• _Exercise prompt_
Copy exactly, and only, the lines below from the first through the one containing "net_2021 = [435000, 1858434, 503810, 203008]", both included; pictures are omitted.

• _Data section_
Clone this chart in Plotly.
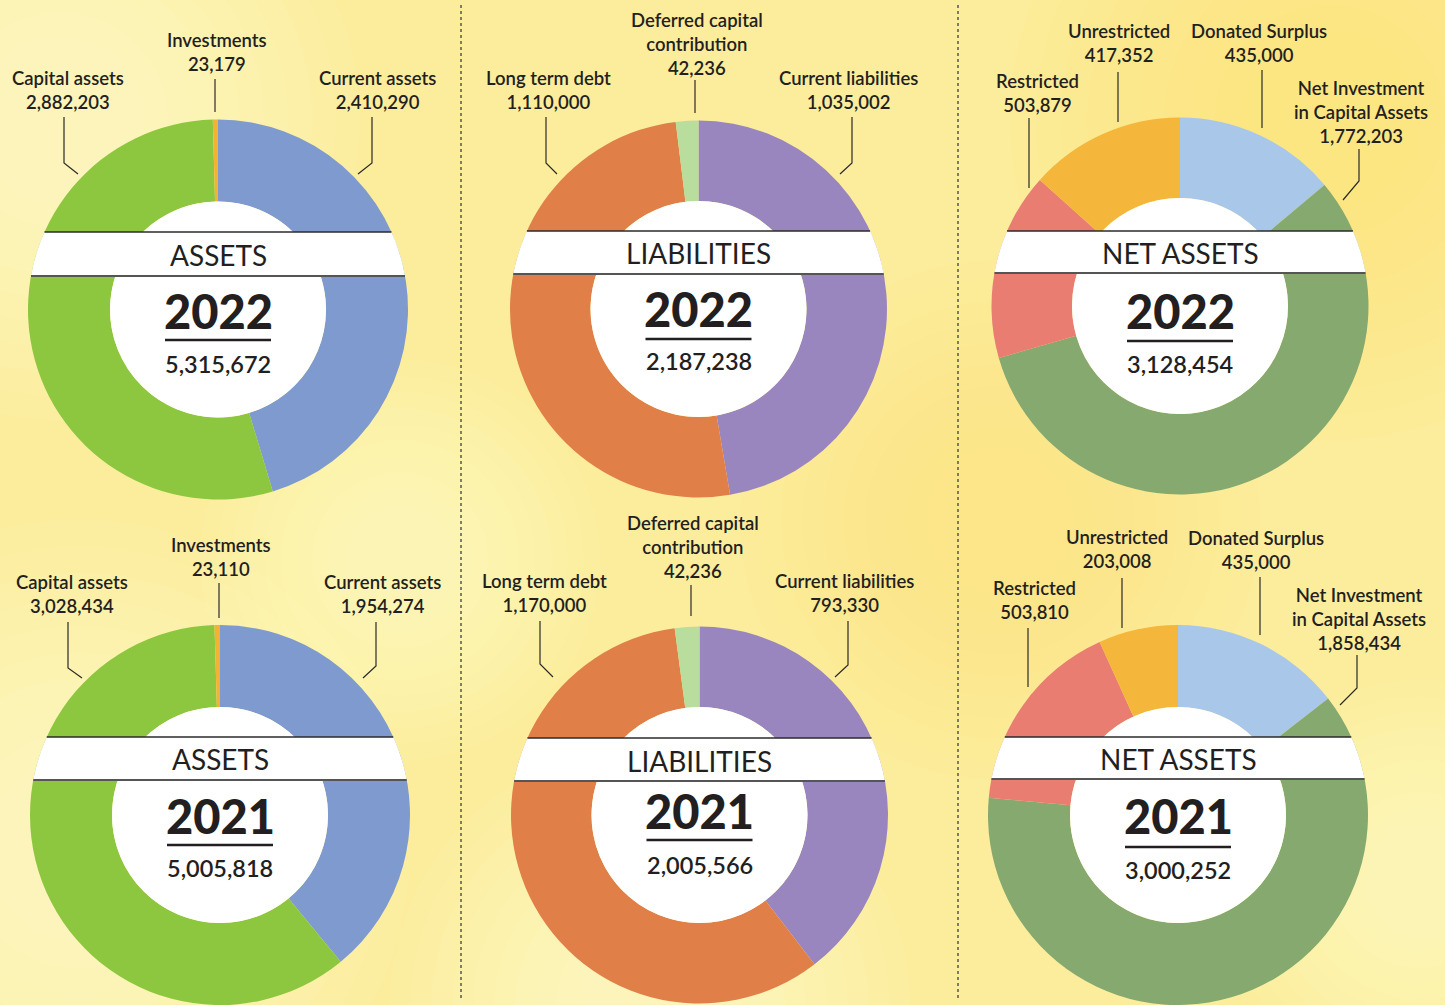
import math
import plotly.graph_objects as go

W, H = 1445, 1005

# ---------------- data ----------------
titles = ["ASSETS", "LIABILITIES", "NET ASSETS"]
years = ["2022", "2021"]

assets_labels = ["Current assets", "Capital assets", "Investments"]
assets_2022 = [2410290, 2882203, 23179]
assets_2021 = [1954274, 3028434, 23110]

liab_labels = ["Current liabilities", "Long term debt", "Deferred capital<br>contribution"]
liab_2022 = [1035002, 1110000, 42236]
liab_2021 = [793330, 1170000, 42236]

net_labels = ["Donated Surplus", "Net Investment<br>in Capital Assets", "Restricted", "Unrestricted"]
net_2022 = [435000, 1772203, 503879, 417352]
net_2021 = [435000, 1858434, 503810, 203008]

totals_2022 = [5315672, 2187238, 3128454]
totals_2021 = [5005818, 2005566, 3000252]

# ---------------- styling ----------------
colors = [
    ["#7F9ACE", "#8DC63F", "#F4B234"],
    ["#9A86BF", "#E07F48", "#B9DD9D"],
    ["#A9C7E8", "#86A970", "#E97D72", "#F4B63B"],
]
TXT = "#231F20"
FONT = "Lato"
INNER_R = 108

# layout of each donut (pixel positions): centre, radius, band, text rows
geo = {
    (0, 0): dict(cx=218, cy=309.5, r=190, band=(232, 276), ty=255, yy=311, ly=340, sy=364),
    (1, 0): dict(cx=698.5, cy=309, r=188.5, band=(231, 274), ty=253, yy=309, ly=339, sy=361),
    (2, 0): dict(cx=1180, cy=306, r=188.5, band=(231, 273), ty=253, yy=311, ly=341, sy=364),
    (0, 1): dict(cx=220, cy=815, r=190, band=(737, 780), ty=759, yy=816, ly=845, sy=868),
    (1, 1): dict(cx=699.5, cy=815, r=188.5, band=(738, 781), ty=761, yy=811, ly=840, sy=865),
    (2, 1): dict(cx=1178, cy=815, r=190, band=(737, 779), ty=759, yy=816, ly=847, sy=870),
}
# label centres and leader lines for each slice (pixel positions)
label_pos = {
    (0, 0): [((377, 90), [(372, 117), (372, 163), (358, 174)]),
             ((68, 90), [(64, 117), (64, 163), (78, 174)]),
             ((217, 52), [(215, 79), (215, 112)])],
    (1, 0): [((848, 90), [(852, 117), (852, 163), (840, 174)]),
             ((548, 90), [(546, 117), (546, 163), (557, 174)]),
             ((697, 44), [(695, 80), (695, 113)])],
    (2, 0): [((1259, 43), [(1262, 70), (1262, 128)]),
             ((1361, 112), [(1359, 149), (1359, 181), (1343, 200)]),
             ((1037, 93), [(1029, 118), (1029, 188)]),
             ((1119, 43), [(1118, 72), (1118, 122)])],
    (0, 1): [((382, 594), [(376, 622), (376, 666), (363, 678)]),
             ((72, 594), [(68, 622), (68, 668), (82, 678)]),
             ((221, 557), [(219, 583), (219, 618)])],
    (1, 1): [((844, 593), [(848, 621), (848, 665), (835, 677)]),
             ((544, 593), [(540, 621), (540, 664), (553, 677)]),
             ((693, 547), [(691, 585), (691, 616)])],
    (2, 1): [((1256, 550), [(1260, 577), (1260, 635)]),
             ((1359, 619), [(1357, 655), (1357, 688), (1340, 705)]),
             ((1034, 600), [(1028, 628), (1028, 687)]),
             ((1117, 549), [(1122, 578), (1122, 628)])],
}

values = {
    (0, 0): assets_2022, (1, 0): liab_2022, (2, 0): net_2022,
    (0, 1): assets_2021, (1, 1): liab_2021, (2, 1): net_2021,
}
labels = [assets_labels, liab_labels, net_labels]
totals = [totals_2022, totals_2021]

fig = go.Figure()

# invisible trace to create pixel-space axes
fig.add_trace(go.Scatter(x=[0, W], y=[0, H], mode="markers", marker=dict(opacity=0),
                         hoverinfo="skip", showlegend=False))

shapes = []
annotations = []

# soft watercolour background patches (stacked translucent circles)
blobs = [
    (60, 120, 300, (255, 250, 212)),
    (80, 850, 330, (255, 251, 218)),
    (400, 560, 200, (255, 249, 205)),
    (650, 1005, 260, (255, 250, 212)),
    (1330, 120, 320, (251, 232, 118)),
    (1000, 520, 260, (251, 233, 125)),
    (1420, 880, 200, (255, 250, 210)),
]
for bx, by, br, (cr, cg, cb) in blobs:
    for i in range(10):
        rr = br * (1.0 - i * 0.08)
        shapes.append(dict(type="circle", xref="x", yref="y", x0=bx - rr, x1=bx + rr,
                           y0=by - rr, y1=by + rr, fillcolor=f"rgba({cr},{cg},{cb},0.08)",
                           line=dict(width=0), layer="below"))

# dotted separators
for sx in (461, 958):
    shapes.append(dict(type="line", xref="x", yref="y", x0=sx, x1=sx, y0=5, y1=1000,
                       line=dict(color="#555555", width=1.5, dash="dot"), layer="above"))


def fmt(v):
    return f"{v:,}"


for (c, yi), g in geo.items():
    cx, cy, r = g["cx"], g["cy"], g["r"]
    vals = values[(c, yi)]
    plain = [l.replace("<br>", " ") for l in labels[c]]
    fig.add_trace(go.Pie(
        values=vals, labels=plain, sort=False, direction="clockwise", rotation=0,
        hole=INNER_R / r, textinfo="none", hoverinfo="label+value",
        marker=dict(colors=colors[c], line=dict(width=0)),
        domain=dict(x=[(cx - r) / W, (cx + r) / W],
                    y=[max(0, 1 - (cy + r) / H), min(1, 1 - (cy - r) / H)]),
        showlegend=False,
    ))

    # white centre
    shapes.append(dict(type="circle", xref="x", yref="y", x0=cx - INNER_R, x1=cx + INNER_R,
                       y0=cy - INNER_R, y1=cy + INNER_R, fillcolor="white",
                       line=dict(width=0), layer="above"))

    # white band clipped to the circle
    y1, y2 = g["band"]
    n = 12
    right = []
    left = []
    for i in range(n + 1):
        yy = y1 + (y2 - y1) * i / n
        dx = math.sqrt(max(r * r - (yy - cy) ** 2, 0))
        right.append((cx + dx, yy))
        left.append((cx - dx, yy))
    pts = right + left[::-1]
    path = "M " + " L ".join(f"{px:.2f},{py:.2f}" for px, py in pts) + " Z"
    shapes.append(dict(type="path", xref="x", yref="y", path=path, fillcolor="white",
                       line=dict(width=0), layer="above"))
    for yy, col, wd in ((y1, "#2A2A2A", 1.5), (y2, "#555555", 2)):
        dx = math.sqrt(max(r * r - (yy - cy) ** 2, 0))
        shapes.append(dict(type="line", xref="x", yref="y", x0=cx - dx, x1=cx + dx, y0=yy, y1=yy,
                           line=dict(color=col, width=wd), layer="above"))

    # year underline
    shapes.append(dict(type="line", xref="x", yref="y", x0=cx - 53, x1=cx + 53,
                       y0=g["ly"], y1=g["ly"], line=dict(color=TXT, width=2.5), layer="above"))

    annotations.append(dict(x=cx, y=g["ty"], xref="x", yref="y", text=titles[c], showarrow=False,
                            font=dict(family=FONT, size=28, color=TXT, weight=400),
                            xanchor="center", yanchor="middle"))
    annotations.append(dict(x=cx, y=g["yy"], xref="x", yref="y", text=years[yi], showarrow=False,
                            font=dict(family=FONT, size=47, color=TXT, weight=900),
                            xanchor="center", yanchor="middle"))
    annotations.append(dict(x=cx, y=g["sy"], xref="x", yref="y", text=fmt(totals[yi][c]),
                            showarrow=False, font=dict(family=FONT, size=23.5, color=TXT, weight=600),
                            xanchor="center", yanchor="middle"))

    # slice labels + leader lines
    for k, ((lx, ly), line_pts) in enumerate(label_pos[(c, yi)]):
        annotations.append(dict(x=lx, y=ly, xref="x", yref="y",
                                text=f"{labels[c][k]}<br>{fmt(vals[k])}", showarrow=False,
                                font=dict(family=FONT, size=18.5, color=TXT, weight=600),
                                xanchor="center", yanchor="middle", align="center"))
        lp = "M " + " L ".join(f"{px},{py}" for px, py in line_pts)
        shapes.append(dict(type="path", xref="x", yref="y", path=lp,
                           line=dict(color="#2A2A2A", width=1.2), layer="above"))

fig.update_layout(
    width=W, height=H, margin=dict(l=0, r=0, t=0, b=0),
    paper_bgcolor="#FCED9C", plot_bgcolor="rgba(0,0,0,0)",
    xaxis=dict(range=[0, W], visible=False, fixedrange=True),
    yaxis=dict(range=[H, 0], visible=False, fixedrange=True),
    shapes=shapes, annotations=annotations, showlegend=False,
)

fig.write_html("out.html", config={"displayModeBar": False},
               post_script="document.body.style.margin='0';")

• _Result of the task_
Clone this chart in Plotly.
import math
import plotly.graph_objects as go

W, H = 1445, 1005

# ---------------- data ----------------
titles = ["ASSETS", "LIABILITIES", "NET ASSETS"]
years = ["2022", "2021"]

assets_labels = ["Current assets", "Capital assets", "Investments"]
assets_2022 = [2410290, 2882203, 23179]
assets_2021 = [1954274, 3028434, 23110]

liab_labels = ["Current liabilities", "Long term debt", "Deferred capital<br>contribution"]
liab_2022 = [1035002, 1110000, 42236]
liab_2021 = [793330, 1170000, 42236]

net_labels = ["Donated Surplus", "Net Investment<br>in Capital Assets", "Restricted", "Unrestricted"]
net_2022 = [435000, 1772203, 503879, 417352]
net_2021 = [435000, 1858434, 503810, 203008]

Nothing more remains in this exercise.